The book focuses on the Ingalls’ new life in the Dakota Territory after they leave Plum Creek, which is the setting for the previous novel. The novel marks a shift from Laura's childhood to adolescence and is also one of the family's first experiences of living in a town instead of in a more remote location.
“You are right, Laura; human hands didn't make that place,” Pa said. “But your fairies were big, ugly brutes, with horns on their heads and humps on their backs. That place is an old buffalo wallow. You know buffaloes are wild cattle. They paw up the ground and wallow in the dust, just as cattle do.
"For ages, the buffalo herds had these wallowing places. They pawed up the ground, and the wind blew the dust away. Then another herd came along and pawed up more dust in the same place. They went always to the same places, and—"

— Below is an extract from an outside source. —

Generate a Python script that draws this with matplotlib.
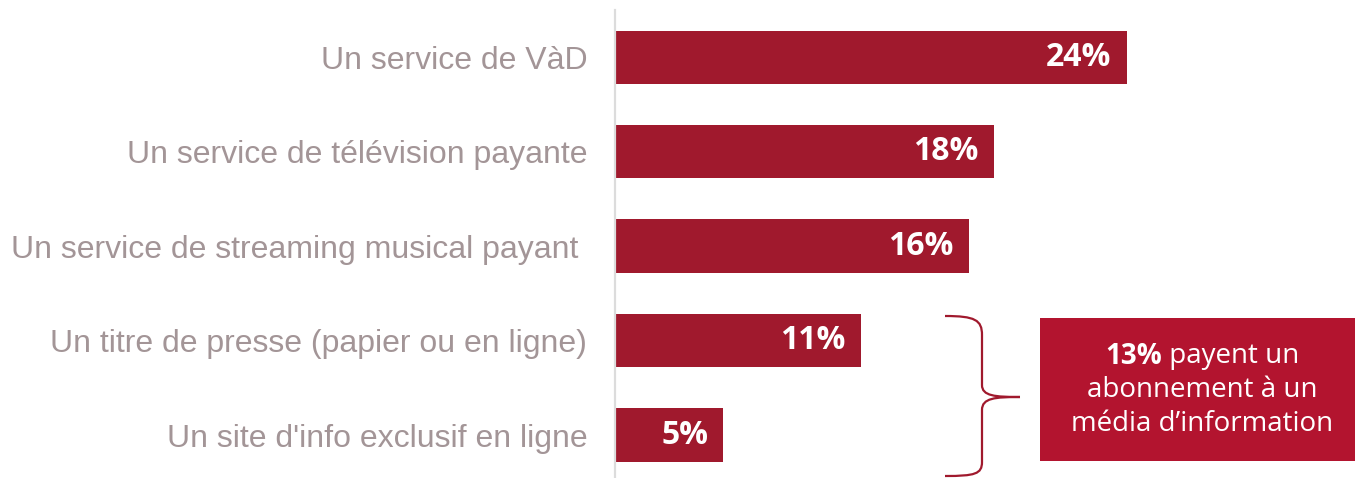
import matplotlib
matplotlib.use("Agg")
import matplotlib.pyplot as plt
from matplotlib.path import Path
from matplotlib.patches import PathPatch, Rectangle
from matplotlib.transforms import Affine2D

categories = [
    "Un service de VàD",
    "Un service de télévision payante",
    "Un service de streaming musical payant ",
    "Un titre de presse (papier ou en ligne)",
    "Un site d'info exclusif en ligne",
]
values = [23.8, 17.6, 16.45, 11.4, 5.0]
value_labels = ["24%", "18%", "16%", "11%", "5%"]
callout_bold = "13%"
callout_lines = [" payent un", "abonnement à un", "média d’information"]

BAR = "#A0192D"
BOX = "#B3142F"
LABEL = "#A39597"

W, H = 1355, 478
fig = plt.figure(figsize=(W / 100, H / 100), dpi=100)

def fx(px):
    return px / W

def fy(py):
    return 1 - py / H

ax_left, ax_right, ax_top, ax_bot = 615, 1355, 10, 478
ax = fig.add_axes([fx(ax_left), fy(ax_bot), fx(ax_right - ax_left), (ax_bot - ax_top) / H])
ax.set_facecolor("none")
pos = list(range(len(categories)))
ax.barh(pos, values, height=0.565, color=BAR, left=0.05)
ax.set_ylim(4.455, -0.5)
ax.set_xlim(0, (ax_right - ax_left) / 21.45)
for s in ["top", "right", "bottom"]:
    ax.spines[s].set_visible(False)
ax.spines["left"].set_color("#DCDCDC")
ax.spines["left"].set_linewidth(1.6)
ax.set_xticks([])
ax.set_yticks(pos)
ax.set_yticklabels(categories, fontsize=23.0, color=LABEL, family="Liberation Sans")
ax.tick_params(axis="y", length=0, pad=20)

for p, v, lab in zip(pos, values, value_labels):
    ax.annotate(lab, xy=(v + 0.05, p), xytext=(-11, 0), textcoords="offset points",
                ha="right", va="center", color="white", fontsize=23,
                fontweight="bold", family="Open Sans")

# bracket (in figure pixel coords)
to_fig = Affine2D().scale(1 / W, -1 / H).translate(0, 1) + fig.transFigure
verts = [
    (945, 316), (975, 316), (982, 320), (982, 335),
    (982, 385),
    (982, 396), (995, 397), (1020, 397),
    (995, 397), (982, 398), (982, 410),
    (982, 462),
    (982, 474), (975, 476), (945, 476),
]
codes = [Path.MOVETO, Path.CURVE4, Path.CURVE4, Path.CURVE4,
         Path.LINETO,
         Path.CURVE4, Path.CURVE4, Path.CURVE4,
         Path.CURVE4, Path.CURVE4, Path.CURVE4,
         Path.LINETO,
         Path.CURVE4, Path.CURVE4, Path.CURVE4]
fig.patches.append(PathPatch(Path(verts, codes), transform=to_fig, fill=False,
                             edgecolor=BAR, linewidth=1.6))

# callout box
fig.patches.append(Rectangle((fx(1040), fy(461)), fx(1355 - 1040), (461 - 318) / H,
                             transform=fig.transFigure, facecolor=BOX, edgecolor="none"))

cx = 1202
fs = 20
fig.canvas.draw()
r = fig.canvas.get_renderer()
t_b = fig.text(0, fy(356), callout_bold, fontsize=fs, fontweight="bold", color="white",
               family="Open Sans", va="center", ha="left")
t_r = fig.text(0, fy(356), callout_lines[0], fontsize=fs, color="white",
               family="Open Sans", va="center", ha="left")
wb = t_b.get_window_extent(r).width
wr = t_r.get_window_extent(r).width
start = cx - (wb + wr) / 2
t_b.set_x(fx(start))
t_r.set_x(fx(start + wb))
fig.text(fx(cx), fy(390), callout_lines[1], fontsize=fs, color="white",
         family="Open Sans", va="center", ha="center")
fig.text(fx(cx), fy(424), callout_lines[2], fontsize=fs, color="white",
         family="Open Sans", va="center", ha="center")

fig.savefig("out.png", dpi=100)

“Why did they, Pa?” Laura asked.
"I don't know," Pa said. "Maybe because the ground was mellowed there. Now, the buffalo are gone, and grass grows over their wallows. Grass and violets.”
And:
They did not gather thickly anymore on Silver Lake. Only a few very tired flocks settled late after sunset in the sloughs and rose to the sky again before the sun rose. Wild birds did not like the town's entire people, and neither did Laura. She thought, “I would rather be out on the prairie with the grass, birds, and Pa’s fiddle. Yes, even with wolves! I would rather be anywhere than in this muddy, cluttered, noisy town, crowded by strange people
High Plains Tango by Robert James Waller
Robert James Waller’s 2005 novel High Plains Tango follows main character Carlisle as he builds a home in rural Salamander, South Dakota and grapples with the construction of a highway as it threatens the town’s way of life as well as the habitat of a local species of endangered hawk. The following passages show life for Carlisle and the townsfolk in their struggling South Dakota town:
As he put his Red Wing lace-ups on the sidewalk outside Leroy's, Carlisle’s first observation was that an elderly man was watching him from a second-floor window across the street, above what used to be Lester's TV & Appliance. His second was that Salamander and the sun closed up shop simultaneously.

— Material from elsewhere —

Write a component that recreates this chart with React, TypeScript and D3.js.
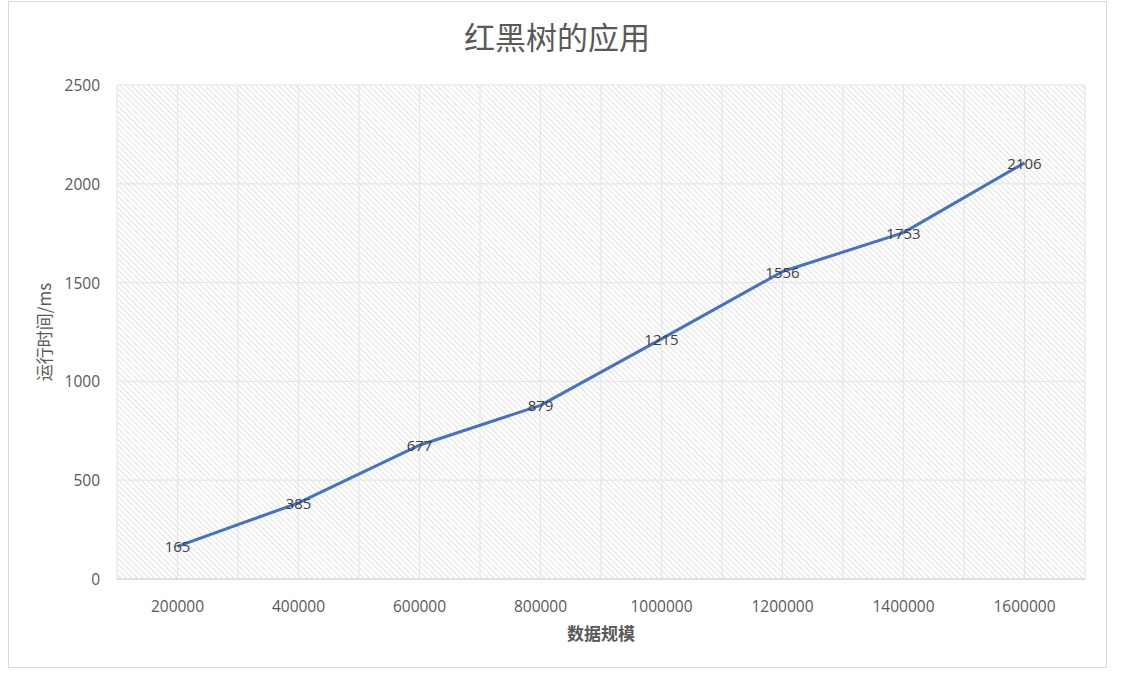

Carlisle had seen hundreds of small towns in the past few months, and Salamander was not unique. Other places, lots of them, looked the same with their empty storefronts, boarded-up schools, and few young people on the streets—a general sense of malaise, of lifelessness, of things gone wrong.
It was a pretty sunset, though, his first evening in Salamander. The kind you get out in the big spaces, with the western sky turning pink magenta laid up against a dome of azure to the north.
And:
Carlisle wondered if it was still possible for him to live alongside civilization and yet be somewhat apart from it. Find a slice of quiet in the layers of noise, conduct a rain into the noise now and then for some work, take the gold and run like hell back to the quiet place… The flight was no good. You couldn't escape it, whatever 'it' was.